Day 6: Khardung La to Nubra Valley
I stood at the top, with eyes wide open and whispered ‘WOW’. I turned 360 and uttered those words which seemed magical at the moment three more times. There was snow all around me and the board in front read “Border roads organization welcomes you to the top of the world – Mighty Khardung La”. The ascent to which was steeper than expected, from 11,500 ft at Leh to 17,582 ft. and gave me a tiny headache. But, apart from that, it was quite easy to make my way there. I wondered what all the fuss was about, difficulty-wise!
Moving on, my destination for the day was Diskit in Nubra Valley which was just a few hours away. As I began my descent, I was mind blown by the view at hand. The valley which stretched as far as the eyes could see was painted with snow, sparing a few patches and the road trailing it’s way to the end of the frame. And as if this wasn’t captivating enough, the clear blue sky transformed into a dramatic dark and dusky background. I stopped my bike ever so often to gaze at the wonder I beheld. I made my way to the army wet canteen at South Pullu close to where I saw a herd of yaks grazing the frozen Himalayan grass and a mountain dog sipping water from the ice-cold stream. The wet canteen had a limited menu but served an amazing aloo paratha to a very hungry stomach which got me saying “Man, that hit the spot!”. My small headache vanished along with my hunger and I got back on Ebony and on the road.
The clouds that came in after Khardung La, had no intentions of leaving. And as it goes in the mountains, “if the sun is down the cold comes out to play”. The winds were strong and the temperature dropped further. In my discussion with one of the soldiers at the canteen, I remembered him saying that it was -10° C that day. Maybe it was or maybe it was just a few degrees below zero. My shivers though seemed to agree more with the soldiers’ estimations than my own. By then I’d begun to enjoy the gloom, for it made everything more beautiful and let me take some amazing pictures, of the road, the mountains and ponds.
Soon enough I reached Diskit, which looked abandoned. I swear I could see tumbleweeds rolling on the roads! Or maybe I’m being overly dramatic! Among the few hotels open, I found one and put my head to the pillow.
Day 7: Nubra Valley to Hunder
The Northernmost point in India is the Indira Col (in geomorphology, a Col is the lowest point on a mountain ridge between two peaks, basically a gap) which falls in the Siachen glacier, eastern Karakoram range. It is the border between India, Pakistan and China. The northernmost point accessible by road is RD0 (Read Dead 0), the LoC with POK after the last village on the road, Thang. That’s where I had planned to reach and return by the end of the day to Hunder. Saji, Arun, Geraldine and a new friend, Jae (who we’d met on day 5 in our hostel in Leh) were on the way from Leh to join me there for the night and the day ride to Pangong the next day.

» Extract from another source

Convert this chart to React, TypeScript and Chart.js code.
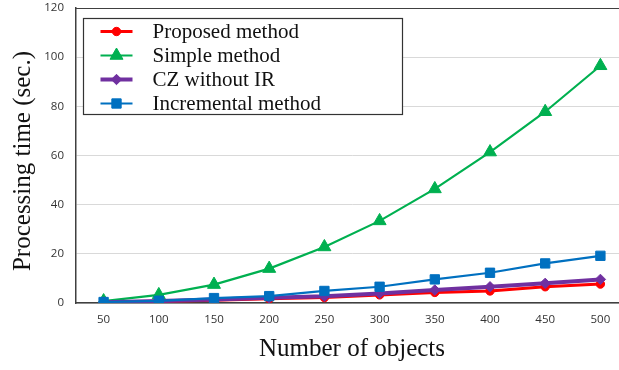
import React, { useEffect, useRef } from "react";
import { Chart, registerables } from "chart.js";
import { drawPoint } from "chart.js/helpers";

Chart.register(...registerables);

const objectCounts = ["50", "100", "150", "200", "250", "300", "350", "400", "450", "500"];
const proposedMethod = [0.2, 0.6, 1.1, 1.7, 2.2, 3.3, 4.3, 4.9, 6.6, 7.7];
const simpleMethod = [0.8, 3.3, 7.5, 14.0, 22.8, 33.4, 46.4, 61.4, 77.8, 96.5];
const czWithoutIR = [0.3, 0.8, 1.4, 2.1, 2.7, 3.9, 5.3, 6.6, 8.0, 9.6];
const incrementalMethod = [0.4, 0.9, 2.0, 2.8, 4.9, 6.6, 9.6, 12.3, 16.1, 19.2];
const yTicks = [0, 20, 40, 60, 80, 100, 120];

const SERIF = "'Liberation Serif', 'Times New Roman', serif";
const SANS = "'Open Sans', 'Noto Sans', sans-serif";
const AXIS_DARK = "#404040";

// Boxed legend in the upper-left corner of the plot plus the two axis titles.
const decorations = {
  id: "decorations",
  afterDraw(chart: any) {
    const { ctx, chartArea } = chart;
    ctx.save();

    // top frame line
    ctx.strokeStyle = AXIS_DARK;
    ctx.lineWidth = 1.2;
    ctx.beginPath();
    ctx.moveTo(chartArea.left, chartArea.top + 0.5);
    ctx.lineTo(chartArea.right, chartArea.top + 0.5);
    ctx.stroke();

    // legend box
    const bx = chartArea.left + 7.5;
    const by = chartArea.top + 10.5;
    const bw = 319;
    const bh = 96;
    ctx.fillStyle = "#ffffff";
    ctx.fillRect(bx, by, bw, bh);
    ctx.strokeStyle = "#333333";
    ctx.lineWidth = 1.2;
    ctx.strokeRect(bx, by, bw, bh);

    const legendOrder = [0, 1, 2, 3];
    legendOrder.forEach((di, row) => {
      const ds = chart.data.datasets[di];
      const cy = by + 13 + row * 24;
      const x0 = bx + 17;
      const x1 = bx + 49;
      ctx.strokeStyle = ds.borderColor;
      ctx.lineWidth = ds.borderWidth;
      ctx.beginPath();
      ctx.moveTo(x0, cy);
      ctx.lineTo(x1, cy);
      ctx.stroke();
      ctx.fillStyle = ds.pointBackgroundColor;
      ctx.strokeStyle = ds.pointBorderColor;
      ctx.lineWidth = 1;
      drawPoint(ctx, { pointStyle: ds.pointStyle, radius: ds.pointRadius, rotation: 0, borderWidth: 1 }, (x0 + x1) / 2, cy);
      ctx.fillStyle = "#111111";
      ctx.font = `21px ${SERIF}`;
      ctx.textAlign = "left";
      ctx.textBaseline = "middle";
      ctx.fillText(ds.label, bx + 69, cy + 1);
    });

    // axis titles
    ctx.fillStyle = "#111111";
    ctx.font = `25px ${SERIF}`;
    ctx.textAlign = "center";
    ctx.textBaseline = "alphabetic";
    ctx.fillText("Number of objects", (chartArea.left + chartArea.right) / 2, 356);

    ctx.save();
    ctx.translate(30, 161);
    ctx.rotate(-Math.PI / 2);
    ctx.fillText("Processing time (sec.)", 0, 0);
    ctx.restore();

    ctx.restore();
  },
};

function series(label: string, data: number[], color: string, style: string, radius: number, width: number, order: number) {
  return {
    label,
    data,
    borderColor: color,
    backgroundColor: color,
    pointBackgroundColor: color,
    pointBorderColor: color,
    pointBorderWidth: 1,
    pointStyle: style,
    pointRadius: radius,
    borderWidth: width,
    tension: 0,
    order,
  };
}

export default function App() {
  const canvasRef = useRef<HTMLCanvasElement | null>(null);

  useEffect(() => {
    const canvas = canvasRef.current;
    if (!canvas) return;
    const chart = new Chart(canvas, {
      type: "line",
      data: {
        labels: objectCounts,
        datasets: [
          series("Proposed method", proposedMethod, "#ff0000", "circle", 4.2, 3, 3),
          series("Simple method", simpleMethod, "#00b050", "triangle", 7.5, 2.2, 4),
          series("CZ without IR", czWithoutIR, "#7030a0", "rectRot", 5.2, 4, 2),
          series("Incremental method", incrementalMethod, "#0070c0", "rect", 6.6, 2.2, 1),
        ] as any,
      },
      options: {
        responsive: false,
        animation: false,
        devicePixelRatio: 1,
        layout: { autoPadding: false, padding: { top: 8, left: 0, right: 0, bottom: 0 } },
        plugins: {
          legend: { display: false },
          tooltip: { enabled: false },
        },
        scales: {
          x: {
            offset: true,
            grid: { display: false, drawTicks: false },
            border: { display: true, color: AXIS_DARK, width: 1.5 },
            ticks: {
              padding: 10,
              color: "#333333",
              font: { family: SANS, size: 11.5 },
              maxRotation: 0,
              autoSkip: false,
            },
            afterFit(scale: any) {
              scale.height = 67;
              scale.paddingLeft = 0;
              scale.paddingRight = 0;
            },
          },
          y: {
            min: 0,
            max: 120,
            afterBuildTicks(scale: any) {
              scale.ticks = yTicks.map((v) => ({ value: v }));
            },
            grid: { color: "#d9d9d9", lineWidth: 1, drawTicks: false },
            border: { display: true, color: AXIS_DARK, width: 1.5 },
            ticks: {
              padding: 12,
              color: "#333333",
              font: { family: SANS, size: 11.5 },
            },
            afterFit(scale: any) {
              scale.width = 76;
              scale.paddingTop = 0;
              scale.paddingBottom = 0;
            },
          },
        },
      },
      plugins: [decorations],
    });
    return () => chart.destroy();
  }, []);

  return (
    <div style={{ position: "fixed", left: 0, top: 0, width: 619, height: 370, overflow: "hidden", background: "#ffffff" }}>
      <canvas ref={canvasRef} width={628} height={370} style={{ display: "block", width: 628, height: 370 }} />
    </div>
  );
}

Before I started my ride to Thang, I dropped down to Diskit Gompa. Pressed with time I could only admire it from far. But, I did get to visit the Maitreya Buddha statue, built to a height of 106 ft and painted gold, like most Buddha statues. This statue though was absolutely magnificent and overlooked the river Shyok. I spent a good hour in admiration of it!
I topped up my fuel at Diskit, the only filling station on that road and thumped my way to the top of India. It was a bright sunny day and the view was spectacular (as usual!) but a bit dangerous due to a lot of blind turns and ups and downs. I stopped at an army wet canteen in Chulungkha for some Samosas (one of the best I’ve had!) and momos. I sped fast Bogdong, Chalunka and Turtuk to reach Thyakshi where the road to Thang was barricaded by the police.
The recent abrogation of article 370 in Kashmir had escalated the tension with Pakistan and hence the always accessible RD0 was blocked off to civilians. I was disappointed that I couldn’t reach the very top, but hey! I did reach the northernmost point of India at that time! The cop showed me to a trail leading to a village on the top of the mountain which gave me a view of what I missed – Thang!
The sun, compassionless towards my excitement decided to disappear behind the mountains casting darkness over the valley. It was time to throttle back to Hunder before it got too cold! Fortunately, I could do it quite easily. Hunder is a village known for its sand dunes and the double humpback camels native to the area.
The driver Abdul who drove Saji, Arun, Geraldine and Jae took us to a hotel he knew, a Habib Guesthouse. We had a fantastic dinner which was Roti with Mattar Paneer (peas – cottage cheese curry) followed by 5 hours of conversation with a certain Mr. Glen Livet as the moderator to end the eventful day.